Given information ▸
BEGIN

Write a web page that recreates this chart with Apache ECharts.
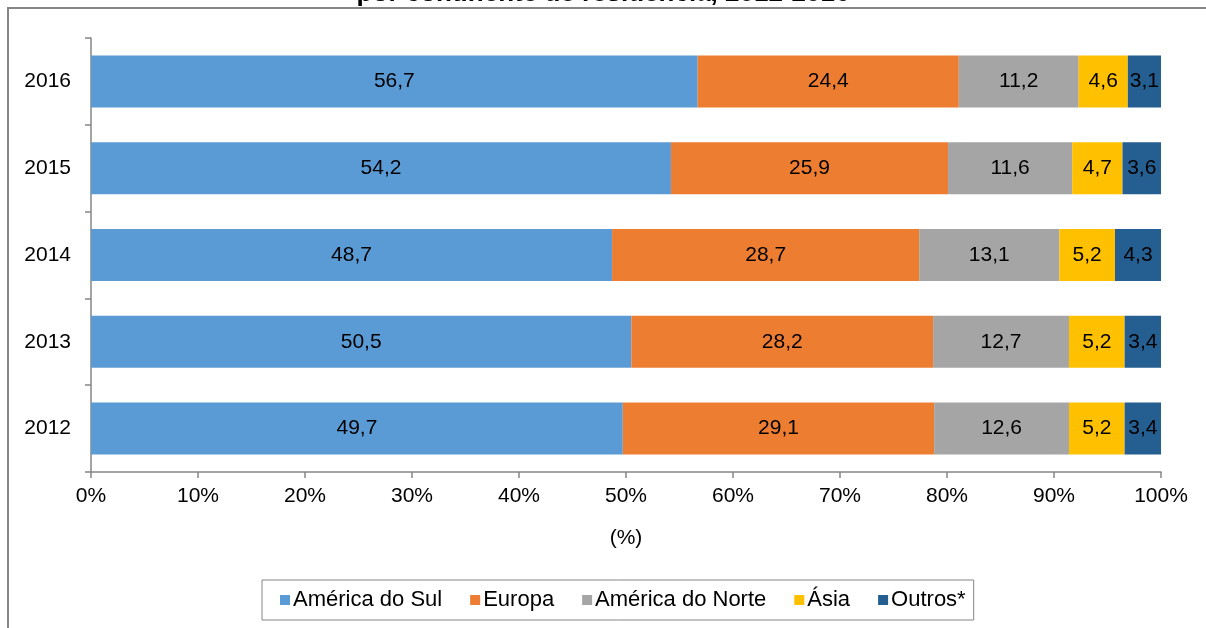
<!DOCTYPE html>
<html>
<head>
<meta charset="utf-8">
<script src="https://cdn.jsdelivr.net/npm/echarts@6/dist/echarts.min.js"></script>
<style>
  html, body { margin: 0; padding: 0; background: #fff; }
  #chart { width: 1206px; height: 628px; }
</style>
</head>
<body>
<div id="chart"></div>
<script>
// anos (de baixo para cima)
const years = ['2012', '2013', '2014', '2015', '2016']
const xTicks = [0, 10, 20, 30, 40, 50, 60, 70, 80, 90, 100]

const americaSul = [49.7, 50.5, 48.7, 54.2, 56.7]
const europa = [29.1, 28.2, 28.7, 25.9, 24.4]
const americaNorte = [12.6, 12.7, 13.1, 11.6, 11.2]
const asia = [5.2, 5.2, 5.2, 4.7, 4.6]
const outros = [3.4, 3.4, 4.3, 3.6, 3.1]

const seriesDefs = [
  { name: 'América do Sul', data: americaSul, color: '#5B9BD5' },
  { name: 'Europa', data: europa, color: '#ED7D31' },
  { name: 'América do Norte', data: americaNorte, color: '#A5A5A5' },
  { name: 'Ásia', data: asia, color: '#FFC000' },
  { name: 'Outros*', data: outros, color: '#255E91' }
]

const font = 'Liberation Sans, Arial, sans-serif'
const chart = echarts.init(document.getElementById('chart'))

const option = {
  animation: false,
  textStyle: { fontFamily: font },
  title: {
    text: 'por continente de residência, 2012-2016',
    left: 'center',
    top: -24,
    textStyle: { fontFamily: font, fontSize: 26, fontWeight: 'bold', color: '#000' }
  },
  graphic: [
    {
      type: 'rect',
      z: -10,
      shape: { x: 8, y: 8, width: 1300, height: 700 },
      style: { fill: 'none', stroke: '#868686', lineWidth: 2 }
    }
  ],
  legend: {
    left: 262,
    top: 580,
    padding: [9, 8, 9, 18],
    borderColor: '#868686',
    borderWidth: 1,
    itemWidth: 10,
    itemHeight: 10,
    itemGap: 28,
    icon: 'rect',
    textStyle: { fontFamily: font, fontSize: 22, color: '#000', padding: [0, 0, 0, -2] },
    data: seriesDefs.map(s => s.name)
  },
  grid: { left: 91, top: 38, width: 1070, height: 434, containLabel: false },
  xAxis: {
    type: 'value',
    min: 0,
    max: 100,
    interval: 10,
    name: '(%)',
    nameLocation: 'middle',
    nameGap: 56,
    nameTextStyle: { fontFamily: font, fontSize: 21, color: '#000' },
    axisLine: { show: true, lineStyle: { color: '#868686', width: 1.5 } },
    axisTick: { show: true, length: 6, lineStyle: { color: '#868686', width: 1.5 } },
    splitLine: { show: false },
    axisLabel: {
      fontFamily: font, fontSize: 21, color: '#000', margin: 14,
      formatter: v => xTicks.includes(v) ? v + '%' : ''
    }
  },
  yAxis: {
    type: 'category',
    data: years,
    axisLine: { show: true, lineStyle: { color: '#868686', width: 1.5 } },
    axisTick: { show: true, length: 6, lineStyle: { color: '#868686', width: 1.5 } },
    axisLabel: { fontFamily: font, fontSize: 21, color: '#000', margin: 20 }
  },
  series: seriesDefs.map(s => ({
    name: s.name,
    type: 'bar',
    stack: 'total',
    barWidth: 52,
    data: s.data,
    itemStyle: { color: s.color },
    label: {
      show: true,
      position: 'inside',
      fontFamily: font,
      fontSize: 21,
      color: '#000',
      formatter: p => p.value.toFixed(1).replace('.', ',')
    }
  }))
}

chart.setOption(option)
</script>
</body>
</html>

END
BEGIN

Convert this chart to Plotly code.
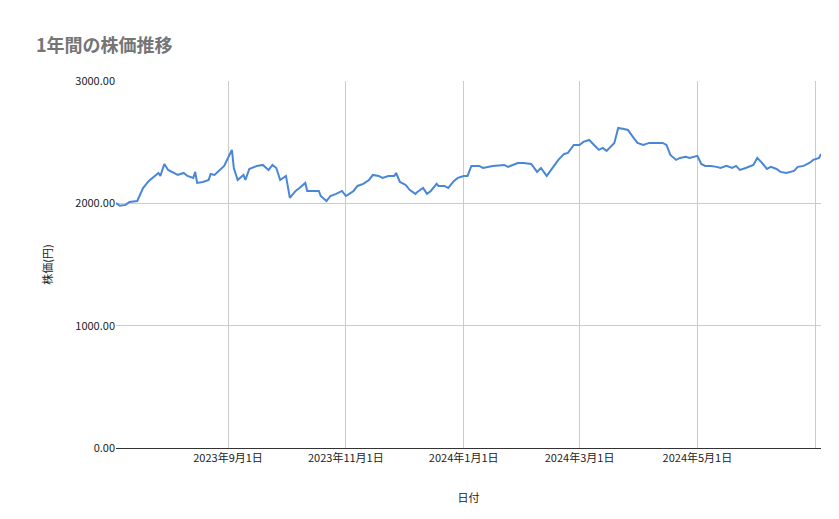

END

Description of the task ▸ Except for the pictures, write out exactly the lines from the line that contains "Write a web" through the line that contains "const chart = echarts.init(document.getElementById('chart'))", including both.

Result below ▸
Write a web page that recreates this chart with Apache ECharts.
<!DOCTYPE html>
<html>
<head>
<meta charset="utf-8">
<script src="https://cdn.jsdelivr.net/npm/echarts@6/dist/echarts.min.js"></script>
<style>
  html, body { margin: 0; padding: 0; background: #fff; }
  #chart { width: 1206px; height: 628px; }
</style>
</head>
<body>
<div id="chart"></div>
<script>
// anos (de baixo para cima)
const years = ['2012', '2013', '2014', '2015', '2016']
const xTicks = [0, 10, 20, 30, 40, 50, 60, 70, 80, 90, 100]

const americaSul = [49.7, 50.5, 48.7, 54.2, 56.7]
const europa = [29.1, 28.2, 28.7, 25.9, 24.4]
const americaNorte = [12.6, 12.7, 13.1, 11.6, 11.2]
const asia = [5.2, 5.2, 5.2, 4.7, 4.6]
const outros = [3.4, 3.4, 4.3, 3.6, 3.1]

const seriesDefs = [
  { name: 'América do Sul', data: americaSul, color: '#5B9BD5' },
  { name: 'Europa', data: europa, color: '#ED7D31' },
  { name: 'América do Norte', data: americaNorte, color: '#A5A5A5' },
  { name: 'Ásia', data: asia, color: '#FFC000' },
  { name: 'Outros*', data: outros, color: '#255E91' }
]

const font = 'Liberation Sans, Arial, sans-serif'
const chart = echarts.init(document.getElementById('chart'))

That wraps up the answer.